Saturday 8 March 2008

Works That Need No Defending

I have a few issues with Sir Roger Norrington as a conductor. His evangelical and fundamentalist approach to banning vibrato ( I've always been a creature of compromise and moderation ) and some of his more ingratiating behaviour on the podium. But I am prepared to forget about all that for the wonderful introduction he writes in the booklet notes to this cd in which he pays tribute to Ralph Vaughan Williams.
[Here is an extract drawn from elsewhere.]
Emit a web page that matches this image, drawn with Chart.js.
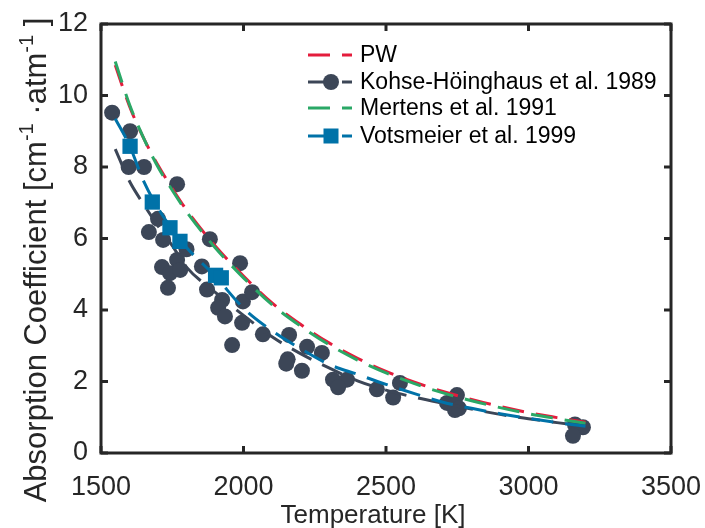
<!DOCTYPE html>
<html><head><meta charset="utf-8">
<script src="https://cdn.jsdelivr.net/npm/chart.js@4.4.0/dist/chart.umd.min.js"></script>
<style>html,body{margin:0;padding:0;background:#fff}</style>
</head><body>
<canvas id="c" width="705" height="528" style="width:705px;height:528px;display:block"></canvas>
<script>
// ---- data ----
const xTicks = [1500, 2000, 2500, 3000, 3500];
const yTicks = [0, 2, 4, 6, 8, 10, 12];
const fitT = [1550,1600,1650,1700,1750,1800,1900,2000,2100,2200,2300,2400,2500,2600,2700,2800,2900,3000,3100,3200];
const pwFit = [10.85,9.7,8.8,8.05,7.4,6.8,5.8,4.95,4.2,3.6,3.08,2.65,2.28,1.98,1.72,1.5,1.3,1.13,0.99,0.86];
const mertensFit = [10.95,9.75,8.8,8.0,7.35,6.75,5.75,4.9,4.15,3.55,3.03,2.6,2.24,1.94,1.68,1.46,1.27,1.1,0.96,0.83];
const kohseFit = [8.5,7.6,6.95,6.35,5.8,5.2,4.5,3.85,3.25,2.78,2.38,2.02,1.76,1.56,1.39,1.23,1.08,0.96,0.85,0.75];
const votsFit = [9.35,8.6,7.6,6.85,6.25,5.75,4.95,4.05,3.42,2.92,2.48,2.2,1.92,1.66,1.42,1.25,1.1,0.97,0.85,0.75];
const kohseT = [1539,1602,1597,1651,1767,1668,1700,1718,1714,1742,1735,1767,1778,1800,1882,1854,1872,1988,1925,1911,1935,1998,2030,1995,2068,1960,2160,2155,2150,2223,2275,2205,2314,2363,2332,2468,2525,2549,2714,2749,2742,2756,3163,3191,3156];
const kohseV = [9.52,9.0,8.0,8.0,7.52,6.18,6.55,5.96,5.2,5.03,4.62,5.4,5.12,5.7,5.98,5.22,4.57,5.31,4.28,4.06,3.82,4.24,4.5,3.64,3.32,3.02,3.3,2.62,2.5,2.97,2.8,2.3,2.05,2.05,1.84,1.78,1.55,1.96,1.4,1.62,1.2,1.25,0.8,0.72,0.48];
const votsT = [1602,1680,1742,1777,1902,1922];
const votsV = [8.58,7.02,6.3,5.92,4.97,4.9];
const labels = ['PW', 'Kohse-Höinghaus et al. 1989', 'Mertens et al. 1991', 'Votsmeier et al. 1999'];

const RED = '#e41c3c', DARK = '#3c4657', GREEN = '#2aa866', BLUE = '#0072a8', INK = '#262626';
const FONT = '"Liberation Sans", Arial, Helvetica, sans-serif';
const pts = (xs, ys) => xs.map((x, i) => ({x, y: ys[i]}));
const DASH = [22, 12];

const lineDs = (label, data, color, order) => ({
  label, data: pts(fitT, data), borderColor: color, borderWidth: 3, borderDash: DASH,
  pointRadius: 0, fill: false, cubicInterpolationMode: 'monotone', order, showLine: true
});

const datasets = [
  lineDs(labels[0], pwFit, RED, 3),
  {label: labels[1] + ' data', data: pts(kohseT, kohseV), showLine: false, pointStyle: 'circle',
   pointRadius: 8, pointBackgroundColor: DARK, pointBorderWidth: 0, borderColor: DARK, order: 5},
  lineDs(labels[1], kohseFit, DARK, 4),
  lineDs(labels[2], mertensFit, GREEN, 2),
  lineDs(labels[3], votsFit, BLUE, 1),
  {label: labels[3] + ' data', data: pts(votsT, votsV), showLine: false, pointStyle: 'rect', rotation: 0,
   pointRadius: 10.8, pointBackgroundColor: BLUE, pointBorderWidth: 0, borderColor: BLUE, order: 0}
];

const legendItems = [
  {label: labels[0], color: RED, marker: null},
  {label: labels[1], color: DARK, marker: 'circle'},
  {label: labels[2], color: GREEN, marker: null},
  {label: labels[3], color: BLUE, marker: 'rect'}
];

const decor = {
  id: 'decor',
  afterDraw(chart) {
    const {ctx, chartArea: a, scales: {x, y}} = chart;
    ctx.save();
    // frame
    ctx.strokeStyle = INK; ctx.lineWidth = 3; ctx.setLineDash([]);
    ctx.strokeRect(a.left, a.top, a.right - a.left, a.bottom - a.top);
    const seg = (x1, y1, x2, y2) => { ctx.beginPath(); ctx.moveTo(x1, y1); ctx.lineTo(x2, y2); ctx.stroke(); };
    xTicks.forEach(v => { const p = x.getPixelForValue(v); seg(p, a.bottom, p, a.bottom - 7); seg(p, a.top, p, a.top + 7); });
    yTicks.forEach(v => { const p = y.getPixelForValue(v); seg(a.left, p, a.left + 7, p); seg(a.right, p, a.right - 7, p); });
    // legend
    const lx0 = 308, lx1 = 352, mx = 331, tx = 360;
    const ys = [55, 82, 108, 136];
    ctx.font = '23px ' + FONT; ctx.textBaseline = 'middle'; ctx.textAlign = 'left';
    legendItems.forEach((it, i) => {
      const yy = ys[i];
      ctx.strokeStyle = it.color; ctx.lineWidth = 3; ctx.setLineDash([22, 12]);
      seg(lx0, yy, lx1, yy);
      ctx.setLineDash([]);
      ctx.fillStyle = it.color;
      if (it.marker === 'circle') { ctx.beginPath(); ctx.arc(mx, yy, 8, 0, Math.PI * 2); ctx.fill(); }
      if (it.marker === 'rect') { ctx.fillRect(mx - 7.5, yy - 7.5, 15, 15); }
      ctx.fillStyle = '#000';
      ctx.fillText(it.label, tx, yy + 1);
    });
    // x title
    ctx.fillStyle = INK; ctx.textAlign = 'center'; ctx.textBaseline = 'alphabetic';
    ctx.font = '26px ' + FONT;
    ctx.fillText('Temperature [K]', 373, 523);
    // y title with superscripts
    const F = 31, S = 20;
    const parts = [
      {t: 'Absorption Coefficient [cm', s: F, r: 0},
      {t: '-1', s: S, r: 13},
      {t: ' \u00B7atm', s: F, r: 0},
      {t: '-1', s: S, r: 13},
      {t: ' ]', s: F, r: 0}
    ];
    let total = 0;
    parts.forEach(p => { ctx.font = p.s + 'px ' + FONT; p.w = ctx.measureText(p.t).width; total += p.w; });
    ctx.translate(46, 260);
    ctx.rotate(-Math.PI / 2);
    ctx.textAlign = 'left';
    let cx = -total / 2;
    parts.forEach(p => { ctx.font = p.s + 'px ' + FONT; ctx.fillText(p.t, cx, -p.r); cx += p.w; });
    ctx.restore();
  }
};

new Chart(document.getElementById('c'), {
  type: 'line',
  data: {datasets},
  options: {
    responsive: false, animation: false, devicePixelRatio: 1,
    layout: {padding: {top: 24, right: 34, left: 0, bottom: 0}},
    plugins: {legend: {display: false}, tooltip: {enabled: false}},
    scales: {
      x: {
        type: 'linear', min: 1500, max: 3500,
        grid: {display: false, drawTicks: false}, border: {display: false},
        afterBuildTicks: s => { s.ticks = xTicks.map(v => ({value: v})); },
        afterFit: s => { s.height = 75; s.paddingLeft = 0; s.paddingRight = 0; },
        ticks: {color: INK, font: {size: 27, family: FONT}, padding: 18, maxRotation: 0, autoSkip: false,
                callback: v => String(v)}
      },
      y: {
        type: 'linear', min: 0, max: 12,
        grid: {display: false, drawTicks: false}, border: {display: false},
        afterBuildTicks: s => { s.ticks = yTicks.map(v => ({value: v})); },
        afterFit: s => { s.width = 101; s.paddingTop = 0; s.paddingBottom = 0; },
        ticks: {color: INK, font: {size: 27, family: FONT}, padding: 13, autoSkip: false,
                callback: v => String(v)}
      }
    }
  },
  plugins: [decor]
});
</script>
</body></html>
The entire piece would bear repeating but a couple of snippets; following an anecdote about the eighty year old VW kissing all the female members of the cast of Sir John In Love prior to going home on the underground, Norrington writes that "these were important clues to the composer as well as to the man who was passionate and idealistic, a natural socialist and man of the people; a marvellously individual composer who just happened to be English but chose his tonalities as freely as Debussy and Ravel and his rhythms as deftly as Stravinsky and Bartok; he may have worn tweed and liked cream buns but his soul was ablaze with glory, pity and anger; he was the greatest man I am ever likely to meet." I quote these remarks at length here since the disk in question is of Symphony No 5 and Symphony No 3 ( Pastoral ) performed by the London Philharmonic Orchestra under Norrington and the two symphonies most likely to be pilloried with the ill considered "cow looking over a gate" criticism. The packaging can't resist a cover photograph of rolling English countryside but to any careful listener it is clear that the symphonies concern much more than a nostalgic depiction of a fading era. And anyway, what's wrong with a little beautiful and evocative orchestral scoring ? Happily, I think a stage has been reached when it is no longer necessary to defend aspects of VW's output from these criticisms.